43(14A). If a tenant fails to exercise his right of purchase under Section 41 in respect of any land or the purchase of any land becomes ineffective, the land shall be deemed to have been surrendered to the landlord, and thereupon the provisions of Sub-sections (1) and (2) of Section 21 and Chapter VI shall apply to such land as if the land was surrendered by the tenant under Section 20.
5. The next material section is 46(1) which reads as under :
46(1). Notwithstanding anything in this Chapter or any law for the time being in force or any custom, usage, decree, contract or grant to the contrary, with effect on and from the first day of April 1961, the ownership of all lands held by tenants which they are entitled to purchase from their landlords under any of the provisions of this Chapter shall stand transferred to and vest in, such tenants and from such date such tenants shall be deemed to be the full owners of such lands :* * * * * *
Section 49A(1) may also be read :
49A(1). Notwithstanding anything contained in Section 41 or 46, or any custom, usage, decree, contract or grant to the contrary but subject to the provisions of this section, on and from the 1st day of April 1963 the ownership of all land held by a tenant (being land which is not transferred to the tenant under Section 46 or which is not purchased by him under Section 41 or 50) shall stand transferred to and vest in, such tenant who shall, from the date aforesaid, be deemed to be the full owner of such land, if such land is cultivated by him personally, and... * * * * * *
6. It is submitted by Dr. Barlingay that since the tenant had not exercised his right to purchase the land in question, under Sub-section (14A) of Section 43 the land shall be deemed to have been surrendered to the landlords and no question of statutory transfer of ownership of the land would arise. He also submits that Section 49A is not applicable in the instant case as the opening non-obstante clause of that section makes no reference to Section 43(14A) while specifically mentions Section 41 and Section 46.
7. We may at once say that Section 49A is not attracted in the instant case since the section provides for ownership of land which is not transferred to the tenant under Section 46 or which is not purchased by the tenant under Section 41 or Section 50. It is admitted by the learned Counsel that the land in question was not purchased by the tenant under Section 41 or under Section 50. The only contention is that this land cannot be the subject matter for compulsory transfer of ownership under Section 46.

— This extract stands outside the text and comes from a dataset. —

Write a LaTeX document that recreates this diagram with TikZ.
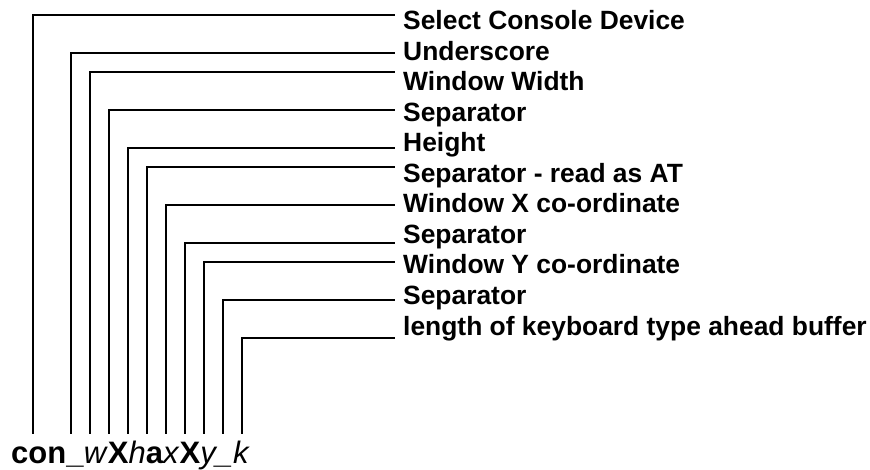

8. Sub-section 14 (A) of Section 43 was inserted by Maharashtra Act 2 of 1962 with effect from March 1, 1962. On the other hand Section 46(1) brings about a legal consequence with regard to transfer of ownership of land to tenants on and from April 1, 1961. Section 46(1) provides clearly and unambiguously that notwithstanding anything contained in Chapter III (containing Sections 38 to 57) the ownership of all lands held by tenants, which they are entitled to purchase from their landlords under any of the provisions of this Chapter, shall stand transferred to and vest in such tenants on and from April 1, 1961, from which date such tenants shall be deemed to be the full owners of such lands. The tenants, therefore, become full owners of the tenanted lands by operation of law and there is a statutory vesting of the lands in them. This legal vesting by operation of Section 46 on and from April 1, 1961, cannot be divested in absence of any clear provision under the Act to that effect only by reference to a prospective provision like Sub-section (14A) of Section 43 which came by an amendment much later on March 1, 1962. It is, therefore, not even necessary to consider the legal effect of the amalgam of the three sections, namely, Sub-section (14A) of Section 43, Section 46 and Section 49A in this appeal. We are satisfied the revenue authorities were justified in taking action under Section 46 read with Section 48 and the order cannot be challenged as unsustainable in law.
9. The learned Counsel next contends that Section 46 of the Act is violative of article 19(1)(f) of the Constitution and is not saved by article 31A which is not applicable. Counsel submits that under Section 46 there is no acquisition by the State of any estate or of any rights therein or the extinguishment or modification of any such rights in order to come within the saving provision of article 31A(1)(a). According to counsel the land is transferred from the landlord and vests in the tenant by virtue of Section 46. There is, therefore, no acquisition by the State of any estate or of any rights therein nor is there any extinguishment or modification of such rights in favour of the State. Section 46 and such other provisions in the Act are in furtherance of agrarian reforms which are one of the principal objects of the Act. The fact that Section 46 in terms transfers the land from landlord to tenant and vests the ownership in the latter does not mean that there is no extinguishment of the estate or its rights in favour of the State for the sole reason that there is no express mention of such acquisition by the State in terms. The scheme underlying the provisions may be briefly stated. The Slate being the paramount owner of the lands had earlier granted the land to the tenure holders who are the landlords under the Act. In order to transfer the land to tenants from the landlords the first step the State will have, to take is to extinguish the rights of the tenure holders under the paramount owner. It is only then that transfer of the same land to the tenants under the landlords will be possible. Section 46, in our opinion, has achieved the twin purpose of extinguishment of the right of the landlord in the estate and conferment of the same right upon the tenant. Once that happens there is in one breath extinguishment of the right in favour of the State and the conferment of the said right in favour of the tenant. There is, therefore, no substance in the contention that article 31A is not applicable in this case to enable the appellants to challenge the provision under Article 19(1)(f) of the Constitution. The objection of the learned Counsel is, therefore, without substance. Since article 31A is clearly applicable, we need not deal with the objection of counsel on the score of violation of article 14 of the Constitution.
10. In the result the appeal fails and is dismissed with costs.